- What the exercise asks -
All lines from the top of the records below through the line holding "plt.rcParams['axes.unicode_minus'] = False", and only those, should be printed exactly, minus the pictures.
* * *
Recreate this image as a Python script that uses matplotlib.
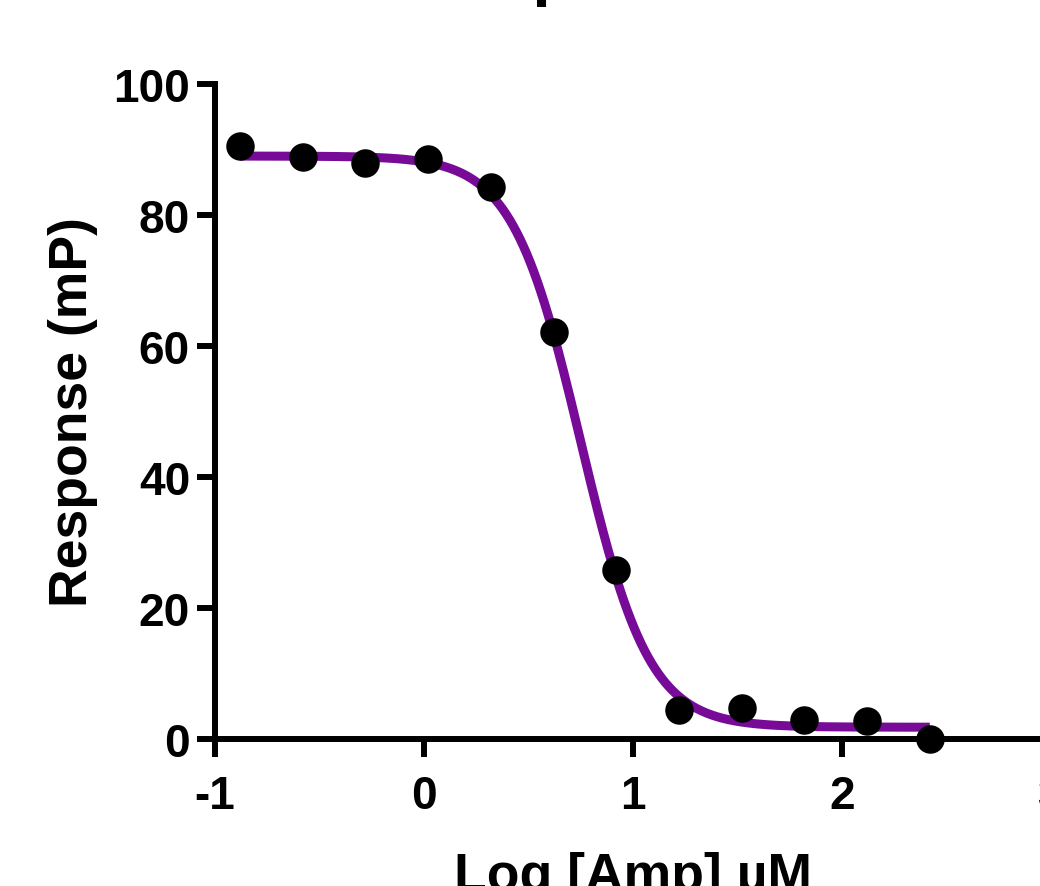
import numpy as np
import matplotlib
matplotlib.use('Agg')
import matplotlib.pyplot as plt

plt.rcParams['font.family'] = ['Liberation Sans', 'DejaVu Sans']
plt.rcParams['font.weight'] = 'bold'
plt.rcParams['axes.unicode_minus'] = False

# measured points
log_amp = [-0.88, -0.58, -0.28, 0.02, 0.32, 0.62, 0.92, 1.22, 1.52, 1.82, 2.12, 2.42]
response = [90.6, 88.8, 88.0, 88.6, 84.3, 62.2, 25.8, 4.4, 4.7, 2.9, 2.8, 0.0]

# fitted curve (4PL) parameters
top = 89.0
bottom = 1.8
log_ec50 = 0.75
hill = 2.65

xfit = np.linspace(log_amp[0], log_amp[-1], 400)
yfit = bottom + (top - bottom) / (1 + 10 ** ((xfit - log_ec50) * hill))

fig = plt.figure(figsize=(10.4, 8.87), dpi=100)
ax = fig.add_axes([215/1040, 147/887, 836/1040, 655/887])

ax.plot(xfit, yfit, color='#780A98', lw=6.5, solid_capstyle='butt', zorder=2)
ax.plot(log_amp, response, 'o', color='black', ms=19.5, clip_on=False, zorder=3)

ax.set_xlim(-1, 3)
ax.set_ylim(0, 100)
ax.set_xticks([-1, 0, 1, 2, 3])
ax.set_yticks([0, 20, 40, 60, 80, 100])

for s in ['top', 'right']:
    ax.spines[s].set_visible(False)
for s in ['left', 'bottom']:
    ax.spines[s].set_linewidth(4.3)
    ax.spines[s].set_capstyle('projecting')
ax.tick_params(width=4.3, length=13, labelsize=33, pad=5)
ax.tick_params(axis='x', pad=12)

ax.set_xlabel('Log [Amp] µM', fontsize=38.5, fontweight='bold', labelpad=24)
ax.set_ylabel('Response (mP)', fontsize=38.5, fontweight='bold', labelpad=11)

# title sits above the visible area, only the descender shows
fig.text(0.409, 1.0079, 'Amp', fontsize=48, fontweight='bold', va='baseline', ha='left')

fig.savefig('out.png', dpi=100)
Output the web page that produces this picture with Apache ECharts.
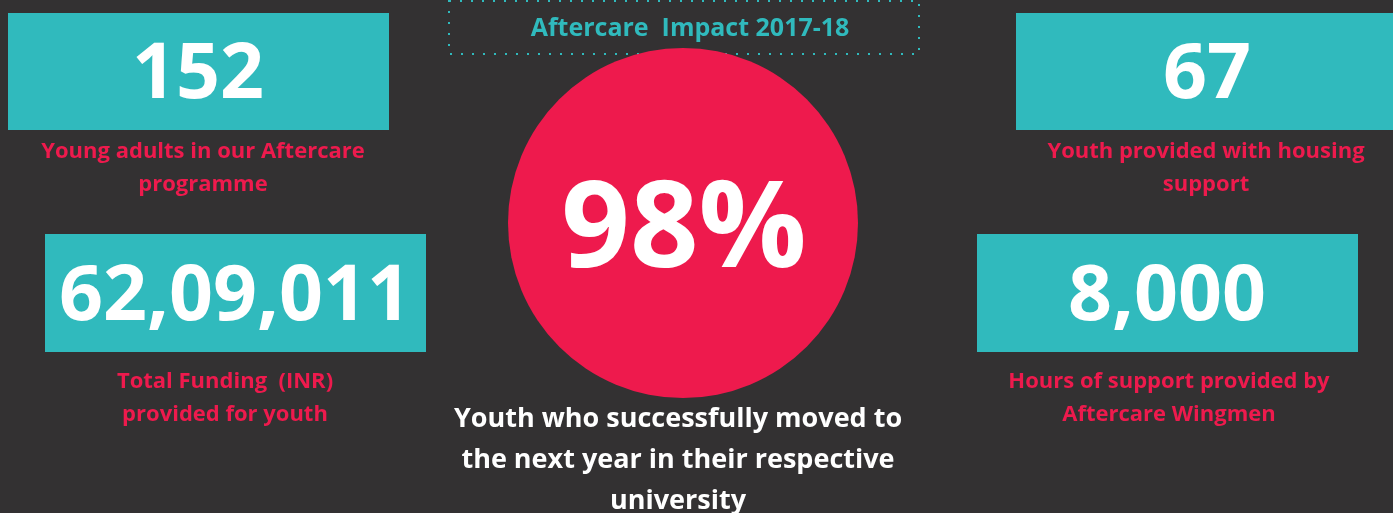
<!DOCTYPE html>
<html>
<head>
<meta charset="utf-8">
<script src="https://cdn.jsdelivr.net/npm/echarts@6/dist/echarts.min.js"></script>
<style>
  html, body { margin: 0; padding: 0; background: #333132; }
  #chart { width: 1393px; height: 513px; }
</style>
</head>
<body>
<div id="chart"></div>
<script>
// Aftercare impact figures for 2017-18
const title = 'Aftercare  Impact 2017-18';
const metricValues = [152, 67, 6209011, 8000];
const metricLabels = [
  ['Young adults in our Aftercare', 'programme'],
  ['Youth provided with housing', 'support'],
  ['Total Funding  (INR)', 'provided for youth'],
  ['Hours of support provided by', 'Aftercare Wingmen']
];
const progressionPct = 98;
const progressionLabel = [
  'Youth who successfully moved to',
  'the next year in their respective',
  'university'
];

const TEAL = '#30BABD';
const RED = '#EE1A4D';
const FONT = '"Open Sans", "Noto Sans", sans-serif';

// Indian digit grouping (e.g. 62,09,011)
function formatIN(n) {
  const s = String(n);
  if (s.length <= 3) return s;
  const last3 = s.slice(-3);
  const rest = s.slice(0, -3).replace(/\B(?=(\d{2})+(?!\d))/g, ',');
  return rest + ',' + last3;
}

// Tile layout: box rect, number centre (cx) and label centre (lx, ly)
const tiles = [
  { x: 8,    y: 13,  w: 381, h: 117, cx: 198,  lx: 203,  ly: 152 },
  { x: 1016, y: 13,  w: 390, h: 117, cx: 1207, lx: 1206, ly: 152 },
  { x: 45,   y: 234, w: 381, h: 118, cx: 235,  lx: 225,  ly: 382 },
  { x: 977,  y: 234, w: 381, h: 118, cx: 1167, lx: 1169, ly: 382 }
];

const chart = echarts.init(document.getElementById('chart'));
const elements = [];

// Title frame with dotted border
elements.push({
  type: 'rect',
  shape: { x: 449, y: 1, width: 470, height: 53 },
  style: { fill: 'none', stroke: TEAL, lineWidth: 2, lineDash: [2, 9] }
});
elements.push({
  type: 'text',
  x: 690, y: 29,
  style: {
    text: title, fill: TEAL, font: '700 25px ' + FONT,
    align: 'center', verticalAlign: 'middle'
  }
});

metricValues.forEach((v, i) => {
  const t = tiles[i];
  elements.push({
    type: 'rect',
    shape: { x: t.x, y: t.y, width: t.w, height: t.h },
    style: { fill: TEAL }
  });
  elements.push({
    type: 'text',
    x: t.cx, y: t.y + t.h / 2 + 5,
    style: {
      text: formatIN(v), fill: '#ffffff', font: '700 77px ' + FONT,
      align: 'center', verticalAlign: 'middle'
    }
  });
  metricLabels[i].forEach((line, j) => {
    elements.push({
      type: 'text',
      x: t.lx, y: t.ly + j * 33,
      style: {
        text: line, fill: RED, font: '700 22px ' + FONT,
        align: 'center', verticalAlign: 'middle'
      }
    });
  });
});

// Central progression circle
elements.push({
  type: 'circle',
  shape: { cx: 683, cy: 223, r: 175 },
  style: { fill: RED }
});
elements.push({
  type: 'text',
  x: 684, y: 233,
  style: {
    text: progressionPct + '%', fill: '#ffffff', font: '700 120px ' + FONT,
    align: 'center', verticalAlign: 'middle'
  }
});
progressionLabel.forEach((line, j) => {
  elements.push({
    type: 'text',
    x: 678, y: 419 + j * 41,
    style: {
      text: line, fill: '#ffffff', font: '700 27px ' + FONT,
      align: 'center', verticalAlign: 'middle'
    }
  });
});

chart.setOption({
  backgroundColor: '#333132',
  animation: false,
  graphic: { elements: elements }
});
</script>
</body>
</html>
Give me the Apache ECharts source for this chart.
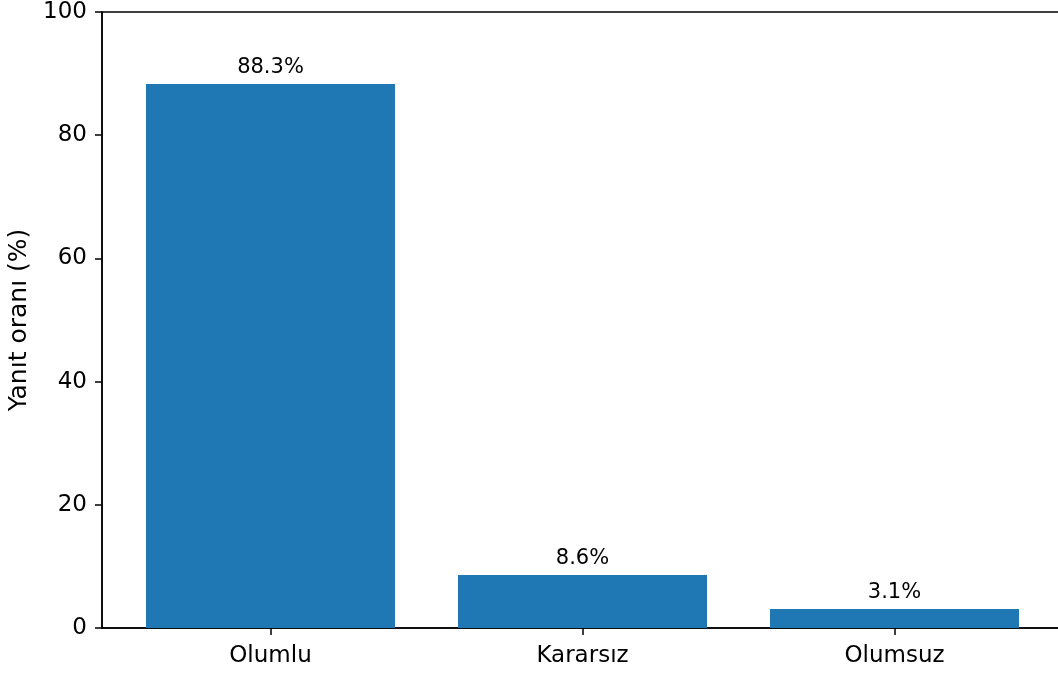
<!DOCTYPE html>
<html>
<head>
<meta charset="utf-8">
<script src="https://cdn.jsdelivr.net/npm/echarts@6/dist/echarts.min.js"></script>
<style>
  html, body { margin: 0; padding: 0; background: #fff; }
  #chart { width: 1058px; height: 675px; }
</style>
</head>
<body>
<div id="chart"></div>
<script>
// veriler
const categories = ['Olumlu', 'Kararsız', 'Olumsuz']
const values = [88.3, 8.6, 3.1]
const yTicks = [0, 20, 40, 60, 80, 100]

const font = 'DejaVu Sans'
const chart = echarts.init(document.getElementById('chart'))

chart.setOption({
  animation: false,
  grid: {
    left: 102,
    top: 12,
    width: 961, // sağ kenar tuvalin dışında kalıyor
    height: 616,
    outerBoundsMode: 'none',
    containLabel: false,
    show: true,
    borderColor: '#000',
    borderWidth: 1.5
  },
  xAxis: {
    type: 'value',
    min: -0.54,
    max: 2.54,
    splitLine: { show: false },
    axisLine: { show: true, onZero: false, lineStyle: { color: '#000', width: 1.5 } },
    axisTick: { show: true, length: 7, customValues: [0, 1, 2], lineStyle: { color: '#000', width: 1.5 } },
    axisLabel: {
      customValues: [0, 1, 2],
      formatter: v => categories[Math.round(v)],
      color: '#000',
      fontFamily: font,
      fontSize: 23,
      margin: 17
    }
  },
  yAxis: {
    type: 'value',
    min: yTicks[0],
    max: yTicks[yTicks.length - 1],
    interval: 20,
    name: 'Yanıt oranı (%)',
    nameLocation: 'middle',
    nameGap: 70,
    nameTextStyle: { color: '#000', fontFamily: font, fontSize: 25 },
    splitLine: { show: false },
    axisLine: { show: true, onZero: false, lineStyle: { color: '#000', width: 1.5 } },
    axisTick: { show: true, length: 7, lineStyle: { color: '#000', width: 1.5 } },
    axisLabel: { color: '#000', fontFamily: font, fontSize: 23, margin: 15 }
  },
  series: [{
    type: 'bar',
    barWidth: 249,
    data: values.map((v, i) => [i, v]),
    itemStyle: { color: '#1f77b4' },
    label: {
      show: true,
      position: 'top',
      distance: 6,
      formatter: p => p.value[1].toFixed(1) + '%',
      color: '#000',
      fontFamily: font,
      fontSize: 21
    }
  }]
})
</script>
</body>
</html>
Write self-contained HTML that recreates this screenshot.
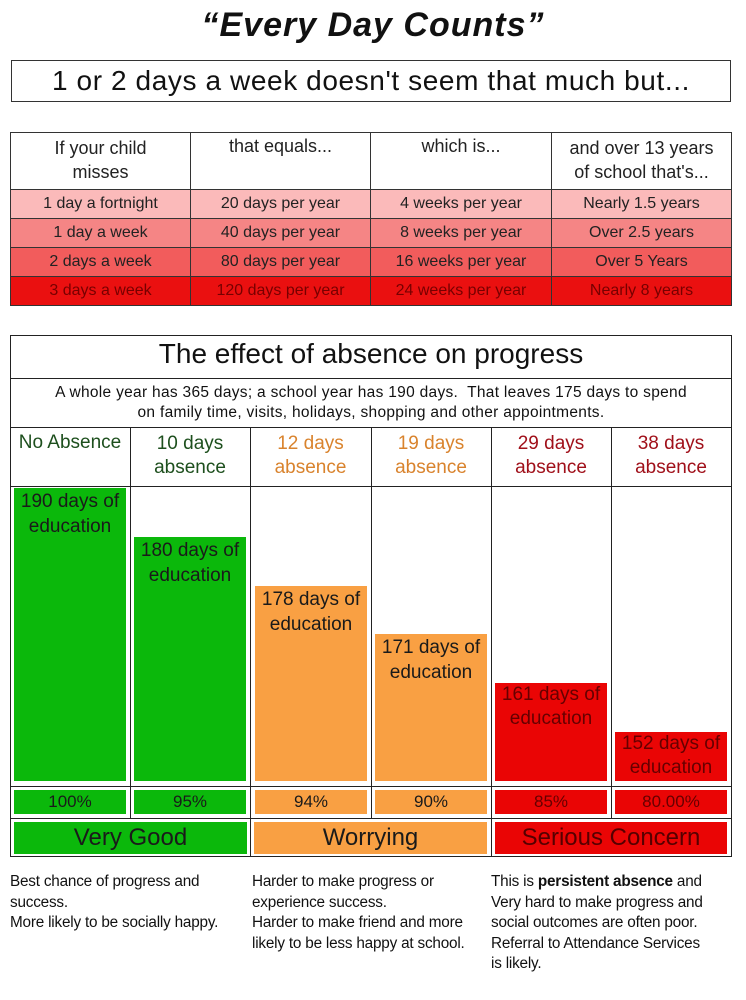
* * *
- Task solution -
Recreate this image as a Python script that uses matplotlib.
import numpy as np
import matplotlib
matplotlib.use('Agg')
import matplotlib.pyplot as plt

plt.rcParams['font.family'] = ['Liberation Sans', 'DejaVu Sans']
plt.rcParams['font.weight'] = 'bold'
plt.rcParams['axes.unicode_minus'] = False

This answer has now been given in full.